2) You must have had a hard time getting sex.
That is, with another person. Whether you’re gay, straight, or a little of both, if you are a true nerd you must have, at some point in your life, have had an incredibly hard time finding sex. Again, I don’t care if you’re a furry, or if you’re into humping scrap metal. You have to have experienced that feeling of utter rebuke and shame in rejection. The possibility that you are hideously un-datable must remain a real one. If you have the means and opportunity to cultivate multiple relationships with human beings who arewilling to copulate with you, then you just aren’t that geeky. You have too much social capital to dress like your mother picked out your wardrobe, and you should go toExpress where you belong.
3) You can’t be too attractive.
Yes, nerds have been known to exercise, and Judd Apatow proved that you can, with enough dedication, make over a geek to the point where he or she looks like someone’s ideal mate. But still, spending loads of money to look like Johnny Depp disguised as Egon Spengler seems phony. Not to say that a true nerd can’t take pride in his/her appearance, but trendy clothing, popular brands, and mainstream music seem antithetical to socially awkward sensibilities. Bands like Weezer, Death Cab For Cutie, and The Flaming Lips aren’t necessarily faking their roots. Ugly ducklings can grow into attractive adults. But the ones responsible for branding hit sensations often end up making it too easy to appropriate another group’s culture, rendering it mute. Ultimately, you end up with walking contradictions that inhabit Temescal or Williamsburg.
4) You have to like stuff that nerds like.

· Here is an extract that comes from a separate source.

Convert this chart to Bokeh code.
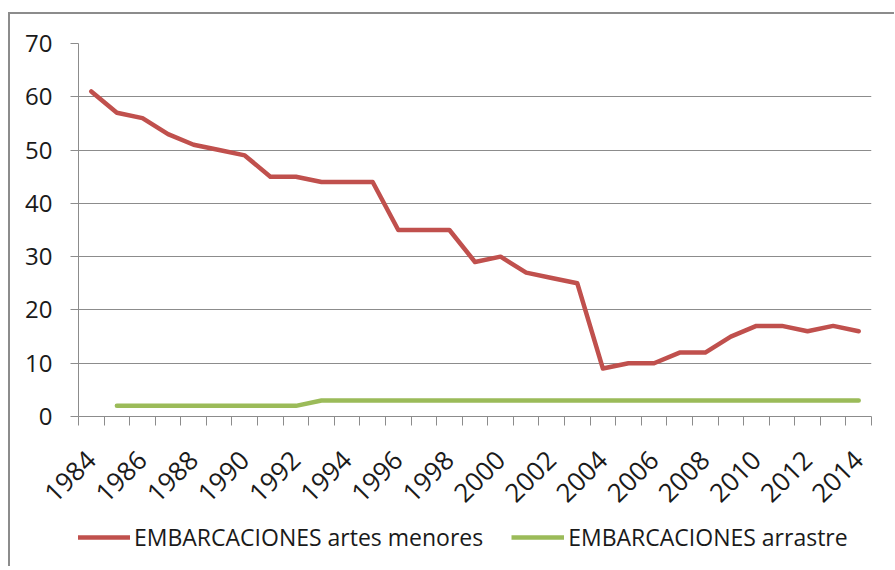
import math
from bokeh.plotting import figure
from bokeh.layouts import column
from bokeh.models import FixedTicker, Legend, LegendItem, Range1d
from bokeh.embed import file_html
from bokeh.resources import INLINE

# ---- data ----
years = list(range(1984, 2015))
artes_menores = [61, 57, 56, 53, 51, 50, 49, 45, 45, 44, 44, 44, 35, 35, 35,
                 29, 30, 27, 26, 25, 9, 10, 10, 12, 12, 15, 17, 17, 16, 17, 16]
arrastre_years = list(range(1985, 2015))
arrastre = [2, 2, 2, 2, 2, 2, 2, 2,
            3, 3, 3, 3, 3, 3, 3, 3, 3, 3, 3, 3, 3, 3, 3, 3, 3, 3, 3, 3, 3, 3]
label_years = list(range(1984, 2015, 2))
y_ticks = [0, 10, 20, 30, 40, 50, 60, 70]
series_names = ["EMBARCACIONES artes menores", "EMBARCACIONES arrastre"]

RED = "#C0504D"
GREEN = "#9BBB59"
GRID = "#8c8c8c"
TXT = "#1a1a1a"
FONT = "Open Sans"
LW = 4.5

p = figure(width=884, height=502,
           x_range=Range1d(years[0] - 0.5, years[-1] + 0.5),
           y_range=Range1d(y_ticks[0], y_ticks[-1]),
           output_backend="svg", toolbar_location=None,
           min_border_left=68, min_border_right=23,
           min_border_top=29, min_border_bottom=100)
p.outline_line_color = None
p.background_fill_color = "white"
p.border_fill_color = "white"

# x axis
p.xaxis.ticker = FixedTicker(ticks=label_years,
                             minor_ticks=[y - 0.5 for y in years] + [years[-1] + 0.5])
p.xaxis.major_tick_line_color = None
p.xaxis.major_tick_out = 8
p.xaxis.major_tick_in = 0
p.xaxis.minor_tick_line_color = GRID
p.xaxis.minor_tick_out = 9
p.xaxis.minor_tick_in = 0
p.xaxis.minor_tick_line_width = 1
p.xaxis.major_label_orientation = math.pi / 4
p.xaxis.major_label_standoff = 30
p.xaxis.major_label_text_font_size = "26px"

# y axis
p.yaxis.ticker = FixedTicker(ticks=y_ticks, minor_ticks=[])
p.yaxis.major_tick_out = 8
p.yaxis.major_tick_in = 0
p.yaxis.major_tick_line_color = GRID
p.yaxis.minor_tick_line_color = None
p.yaxis.major_label_standoff = 18
p.yaxis.major_label_text_font_size = "24px"

for ax in (p.xaxis, p.yaxis):
    ax.axis_line_color = GRID
    ax.axis_line_width = 1
    ax.major_label_text_font = FONT
    ax.major_label_text_color = TXT

p.xgrid.visible = False
p.ygrid.ticker = FixedTicker(ticks=y_ticks[1:])
p.ygrid.grid_line_color = GRID
p.ygrid.grid_line_width = 1

r1 = p.line(years, artes_menores, line_color=RED, line_width=LW,
            line_join="round", line_cap="round")
r2 = p.line(arrastre_years, arrastre, line_color=GREEN, line_width=LW,
            line_join="round", line_cap="round")

# ---- legend strip (separate figure so the legend is not clipped) ----
# same series drawn again, but the strip's y range excludes them, so only
# the legend shows
leg = figure(width=884, height=50, x_range=p.x_range, y_range=Range1d(1000, 1001),
             output_backend="svg", toolbar_location=None,
             min_border_left=0, min_border_right=0, min_border_top=0, min_border_bottom=0)
leg.axis.visible = False
leg.grid.visible = False
leg.outline_line_color = None
leg.background_fill_color = "white"
leg.border_fill_color = "white"
g1 = leg.line(years, artes_menores, line_color=RED, line_width=LW)
g2 = leg.line(arrastre_years, arrastre, line_color=GREEN, line_width=LW)

legend = Legend(items=[LegendItem(label=series_names[0], renderers=[g1]),
                       LegendItem(label=series_names[1], renderers=[g2])],
                orientation="horizontal", location=(-1, 13),
                border_line_color=None, background_fill_alpha=0,
                padding=0, margin=0, spacing=28, glyph_width=53,
                glyph_height=20, label_height=20, label_standoff=4,
                label_text_font=FONT, label_text_font_size="23px",
                label_text_color=TXT)
leg.add_layout(legend)

layout = column(p, leg, spacing=0)
layout.styles = {"border-top": f"2px solid {GRID}", "border-left": f"2px solid {GRID}",
                 "margin-top": "12px", "margin-left": "8px"}

open("out.html", "w").write(file_html(layout, INLINE))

Clothes aren’t enough. You’ve got to walk the walk. Orange plaid bow ties and Giant Robot t-shirts are good and fine, but until you’re marathoning Battlestar Galactica or seriously considering buying a Raveca starter deck, than you just don’t have the cred. Instead, you’ll come off as phony (which you probably are), an everyday handsome shnook on par with the high school star quarterback. Clothes have never made anyone who they are. If you’ve never watched an episode of Star Trek: TNG, you probably shouldn’t dress in an ironic Wil Weaton cast uniform. If you have, then go right ahead. I won’t judge you.
5) You shouldn’t call yourself a nerd.
The Buddha himself said that although Buddhism is the raft you use in order to cross the sea of enlightenment, when you get to the other side, you must leave that raft behind. If you constantly have to go out of the way to define yourself in terms of typographical clichés (nerd-rock, nerd-pride, nerd-core, etc.), then you look like you’re trying too hard. True nerds are such because they’ve got no other choice. They are legitimately strange, awkward, and out of touch with reality. Those who appropriate Rap culture, or any other subculture, for that matter, in order to fit in, always have the convenience of dropping that culture whenever and however they’d like. Not so for someone who became that way by default. True nerds, what are they doing now? They’re innovating. From entertainment to computer technology, nerds have enjoyed the success that they’ve had because they’ve sunk into their deeper selves in order to discover solace. Nerdiness is a lonely condition. It comes from sacrificing societal ease and comfort for unusual dreams they decide to follow regardless of the consequences. It’s not from buying a pair of designer glasses. There’s nothing brave in that.
If you successfully inhabit three of the above five parameters, then congratulations! You’re officially allowed to belong to a club of socially awkward weirdoes. Now go dig your Magic Cards out of your TARDIS lunch box and stay inside alone on what, for some people, I assume, is a perfectly eventful Winter Monday.